Required task - Copy each line exactly.

# Start of Stored data

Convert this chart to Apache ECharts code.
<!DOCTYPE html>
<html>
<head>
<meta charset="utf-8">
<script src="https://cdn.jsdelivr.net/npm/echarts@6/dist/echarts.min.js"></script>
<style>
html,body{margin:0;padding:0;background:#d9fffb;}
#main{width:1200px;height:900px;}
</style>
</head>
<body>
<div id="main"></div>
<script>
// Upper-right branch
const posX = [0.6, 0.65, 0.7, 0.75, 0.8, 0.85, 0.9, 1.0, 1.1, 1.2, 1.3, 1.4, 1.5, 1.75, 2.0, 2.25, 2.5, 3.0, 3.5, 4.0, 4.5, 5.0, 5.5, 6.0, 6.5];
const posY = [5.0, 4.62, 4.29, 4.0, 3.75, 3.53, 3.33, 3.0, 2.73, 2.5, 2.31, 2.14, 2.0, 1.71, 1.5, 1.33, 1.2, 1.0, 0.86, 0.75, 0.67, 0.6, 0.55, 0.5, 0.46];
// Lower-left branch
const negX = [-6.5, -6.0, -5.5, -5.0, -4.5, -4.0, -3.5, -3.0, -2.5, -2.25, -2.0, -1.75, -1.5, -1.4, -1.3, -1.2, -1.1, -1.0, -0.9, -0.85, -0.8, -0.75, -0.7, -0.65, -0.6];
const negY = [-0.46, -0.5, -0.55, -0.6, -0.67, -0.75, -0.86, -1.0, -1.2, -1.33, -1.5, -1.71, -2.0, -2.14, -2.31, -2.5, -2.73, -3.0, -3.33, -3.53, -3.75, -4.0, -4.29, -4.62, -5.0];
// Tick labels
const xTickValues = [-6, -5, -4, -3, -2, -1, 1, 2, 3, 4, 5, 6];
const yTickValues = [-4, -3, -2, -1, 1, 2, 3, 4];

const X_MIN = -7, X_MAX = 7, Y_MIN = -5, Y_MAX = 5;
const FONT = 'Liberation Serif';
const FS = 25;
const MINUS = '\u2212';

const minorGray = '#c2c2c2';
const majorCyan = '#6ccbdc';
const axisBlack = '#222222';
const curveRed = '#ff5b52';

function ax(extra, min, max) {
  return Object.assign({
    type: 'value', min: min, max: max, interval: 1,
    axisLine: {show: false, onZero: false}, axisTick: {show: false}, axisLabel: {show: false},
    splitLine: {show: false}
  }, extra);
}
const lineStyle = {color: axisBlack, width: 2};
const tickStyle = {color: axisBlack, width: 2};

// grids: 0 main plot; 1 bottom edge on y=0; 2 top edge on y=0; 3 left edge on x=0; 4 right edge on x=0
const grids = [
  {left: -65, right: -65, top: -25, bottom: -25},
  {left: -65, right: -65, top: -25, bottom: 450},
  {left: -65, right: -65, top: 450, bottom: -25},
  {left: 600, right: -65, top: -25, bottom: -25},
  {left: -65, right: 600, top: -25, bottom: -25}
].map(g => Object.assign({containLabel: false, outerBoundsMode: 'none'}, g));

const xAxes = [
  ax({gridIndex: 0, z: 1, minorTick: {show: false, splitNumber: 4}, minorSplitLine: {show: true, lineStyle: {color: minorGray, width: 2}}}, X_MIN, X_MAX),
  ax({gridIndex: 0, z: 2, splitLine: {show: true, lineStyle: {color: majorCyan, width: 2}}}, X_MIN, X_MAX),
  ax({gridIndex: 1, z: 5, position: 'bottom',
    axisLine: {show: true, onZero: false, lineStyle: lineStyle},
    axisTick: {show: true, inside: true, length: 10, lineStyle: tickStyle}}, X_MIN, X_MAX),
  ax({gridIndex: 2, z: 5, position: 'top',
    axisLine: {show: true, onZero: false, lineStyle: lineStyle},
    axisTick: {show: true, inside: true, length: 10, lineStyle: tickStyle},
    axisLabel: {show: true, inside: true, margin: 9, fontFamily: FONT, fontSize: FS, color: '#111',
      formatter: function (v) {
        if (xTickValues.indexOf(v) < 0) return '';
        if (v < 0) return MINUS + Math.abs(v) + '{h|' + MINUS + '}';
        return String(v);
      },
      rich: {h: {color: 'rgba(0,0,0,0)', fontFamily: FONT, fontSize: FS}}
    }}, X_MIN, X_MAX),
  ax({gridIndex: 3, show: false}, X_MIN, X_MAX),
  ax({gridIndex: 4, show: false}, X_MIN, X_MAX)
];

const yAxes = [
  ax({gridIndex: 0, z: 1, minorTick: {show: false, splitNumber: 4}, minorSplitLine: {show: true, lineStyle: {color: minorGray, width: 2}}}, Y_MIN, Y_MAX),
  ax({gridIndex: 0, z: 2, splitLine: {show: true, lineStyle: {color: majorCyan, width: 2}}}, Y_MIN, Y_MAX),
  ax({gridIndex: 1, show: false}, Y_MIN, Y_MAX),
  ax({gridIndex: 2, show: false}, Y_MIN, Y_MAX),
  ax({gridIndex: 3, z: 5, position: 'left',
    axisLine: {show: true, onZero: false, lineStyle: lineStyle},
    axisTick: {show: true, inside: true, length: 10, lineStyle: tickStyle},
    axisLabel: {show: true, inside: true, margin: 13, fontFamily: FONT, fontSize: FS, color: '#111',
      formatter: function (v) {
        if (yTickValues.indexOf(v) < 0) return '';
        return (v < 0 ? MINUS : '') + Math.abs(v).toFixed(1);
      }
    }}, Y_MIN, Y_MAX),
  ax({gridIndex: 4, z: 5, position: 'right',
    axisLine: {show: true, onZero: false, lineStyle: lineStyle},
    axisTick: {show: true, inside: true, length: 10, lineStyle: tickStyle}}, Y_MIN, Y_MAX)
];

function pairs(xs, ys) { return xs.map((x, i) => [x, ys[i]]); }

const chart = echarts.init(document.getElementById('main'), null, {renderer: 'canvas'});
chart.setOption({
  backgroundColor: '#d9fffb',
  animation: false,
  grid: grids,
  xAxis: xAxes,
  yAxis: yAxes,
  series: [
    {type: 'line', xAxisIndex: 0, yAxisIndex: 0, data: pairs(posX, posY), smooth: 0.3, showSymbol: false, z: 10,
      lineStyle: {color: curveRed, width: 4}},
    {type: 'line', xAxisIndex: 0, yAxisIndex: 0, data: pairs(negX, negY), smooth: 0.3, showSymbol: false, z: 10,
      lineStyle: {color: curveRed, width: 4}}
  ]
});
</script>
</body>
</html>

# End of Stored data

Completed task -
Convert this chart to Apache ECharts code.
<!DOCTYPE html>
<html>
<head>
<meta charset="utf-8">
<script src="https://cdn.jsdelivr.net/npm/echarts@6/dist/echarts.min.js"></script>
<style>
html,body{margin:0;padding:0;background:#d9fffb;}
#main{width:1200px;height:900px;}
</style>
</head>
<body>
<div id="main"></div>
<script>
// Upper-right branch
const posX = [0.6, 0.65, 0.7, 0.75, 0.8, 0.85, 0.9, 1.0, 1.1, 1.2, 1.3, 1.4, 1.5, 1.75, 2.0, 2.25, 2.5, 3.0, 3.5, 4.0, 4.5, 5.0, 5.5, 6.0, 6.5];
const posY = [5.0, 4.62, 4.29, 4.0, 3.75, 3.53, 3.33, 3.0, 2.73, 2.5, 2.31, 2.14, 2.0, 1.71, 1.5, 1.33, 1.2, 1.0, 0.86, 0.75, 0.67, 0.6, 0.55, 0.5, 0.46];
// Lower-left branch
const negX = [-6.5, -6.0, -5.5, -5.0, -4.5, -4.0, -3.5, -3.0, -2.5, -2.25, -2.0, -1.75, -1.5, -1.4, -1.3, -1.2, -1.1, -1.0, -0.9, -0.85, -0.8, -0.75, -0.7, -0.65, -0.6];
const negY = [-0.46, -0.5, -0.55, -0.6, -0.67, -0.75, -0.86, -1.0, -1.2, -1.33, -1.5, -1.71, -2.0, -2.14, -2.31, -2.5, -2.73, -3.0, -3.33, -3.53, -3.75, -4.0, -4.29, -4.62, -5.0];
// Tick labels
const xTickValues = [-6, -5, -4, -3, -2, -1, 1, 2, 3, 4, 5, 6];
const yTickValues = [-4, -3, -2, -1, 1, 2, 3, 4];

const X_MIN = -7, X_MAX = 7, Y_MIN = -5, Y_MAX = 5;
const FONT = 'Liberation Serif';
const FS = 25;
const MINUS = '\u2212';

const minorGray = '#c2c2c2';
const majorCyan = '#6ccbdc';
const axisBlack = '#222222';
const curveRed = '#ff5b52';

function ax(extra, min, max) {
  return Object.assign({
    type: 'value', min: min, max: max, interval: 1,
    axisLine: {show: false, onZero: false}, axisTick: {show: false}, axisLabel: {show: false},
    splitLine: {show: false}
  }, extra);
}
const lineStyle = {color: axisBlack, width: 2};
const tickStyle = {color: axisBlack, width: 2};

// grids: 0 main plot; 1 bottom edge on y=0; 2 top edge on y=0; 3 left edge on x=0; 4 right edge on x=0
const grids = [
  {left: -65, right: -65, top: -25, bottom: -25},
  {left: -65, right: -65, top: -25, bottom: 450},
  {left: -65, right: -65, top: 450, bottom: -25},
  {left: 600, right: -65, top: -25, bottom: -25},
  {left: -65, right: 600, top: -25, bottom: -25}
].map(g => Object.assign({containLabel: false, outerBoundsMode: 'none'}, g));

const xAxes = [
  ax({gridIndex: 0, z: 1, minorTick: {show: false, splitNumber: 4}, minorSplitLine: {show: true, lineStyle: {color: minorGray, width: 2}}}, X_MIN, X_MAX),
  ax({gridIndex: 0, z: 2, splitLine: {show: true, lineStyle: {color: majorCyan, width: 2}}}, X_MIN, X_MAX),
  ax({gridIndex: 1, z: 5, position: 'bottom',
    axisLine: {show: true, onZero: false, lineStyle: lineStyle},
    axisTick: {show: true, inside: true, length: 10, lineStyle: tickStyle}}, X_MIN, X_MAX),
  ax({gridIndex: 2, z: 5, position: 'top',
    axisLine: {show: true, onZero: false, lineStyle: lineStyle},
    axisTick: {show: true, inside: true, length: 10, lineStyle: tickStyle},
    axisLabel: {show: true, inside: true, margin: 9, fontFamily: FONT, fontSize: FS, color: '#111',
      formatter: function (v) {
        if (xTickValues.indexOf(v) < 0) return '';
        if (v < 0) return MINUS + Math.abs(v) + '{h|' + MINUS + '}';
        return String(v);
      },
      rich: {h: {color: 'rgba(0,0,0,0)', fontFamily: FONT, fontSize: FS}}
    }}, X_MIN, X_MAX),
  ax({gridIndex: 3, show: false}, X_MIN, X_MAX),
  ax({gridIndex: 4, show: false}, X_MIN, X_MAX)
];

const yAxes = [
  ax({gridIndex: 0, z: 1, minorTick: {show: false, splitNumber: 4}, minorSplitLine: {show: true, lineStyle: {color: minorGray, width: 2}}}, Y_MIN, Y_MAX),
  ax({gridIndex: 0, z: 2, splitLine: {show: true, lineStyle: {color: majorCyan, width: 2}}}, Y_MIN, Y_MAX),
  ax({gridIndex: 1, show: false}, Y_MIN, Y_MAX),
  ax({gridIndex: 2, show: false}, Y_MIN, Y_MAX),
  ax({gridIndex: 3, z: 5, position: 'left',
    axisLine: {show: true, onZero: false, lineStyle: lineStyle},
    axisTick: {show: true, inside: true, length: 10, lineStyle: tickStyle},
    axisLabel: {show: true, inside: true, margin: 13, fontFamily: FONT, fontSize: FS, color: '#111',
      formatter: function (v) {
        if (yTickValues.indexOf(v) < 0) return '';
        return (v < 0 ? MINUS : '') + Math.abs(v).toFixed(1);
      }
    }}, Y_MIN, Y_MAX),
  ax({gridIndex: 4, z: 5, position: 'right',
    axisLine: {show: true, onZero: false, lineStyle: lineStyle},
    axisTick: {show: true, inside: true, length: 10, lineStyle: tickStyle}}, Y_MIN, Y_MAX)
];

function pairs(xs, ys) { return xs.map((x, i) => [x, ys[i]]); }

const chart = echarts.init(document.getElementById('main'), null, {renderer: 'canvas'});
chart.setOption({
  backgroundColor: '#d9fffb',
  animation: false,
  grid: grids,
  xAxis: xAxes,
  yAxis: yAxes,
  series: [
    {type: 'line', xAxisIndex: 0, yAxisIndex: 0, data: pairs(posX, posY), smooth: 0.3, showSymbol: false, z: 10,
      lineStyle: {color: curveRed, width: 4}},
    {type: 'line', xAxisIndex: 0, yAxisIndex: 0, data: pairs(negX, negY), smooth: 0.3, showSymbol: false, z: 10,
      lineStyle: {color: curveRed, width: 4}}
  ]
});
</script>
</body>
</html>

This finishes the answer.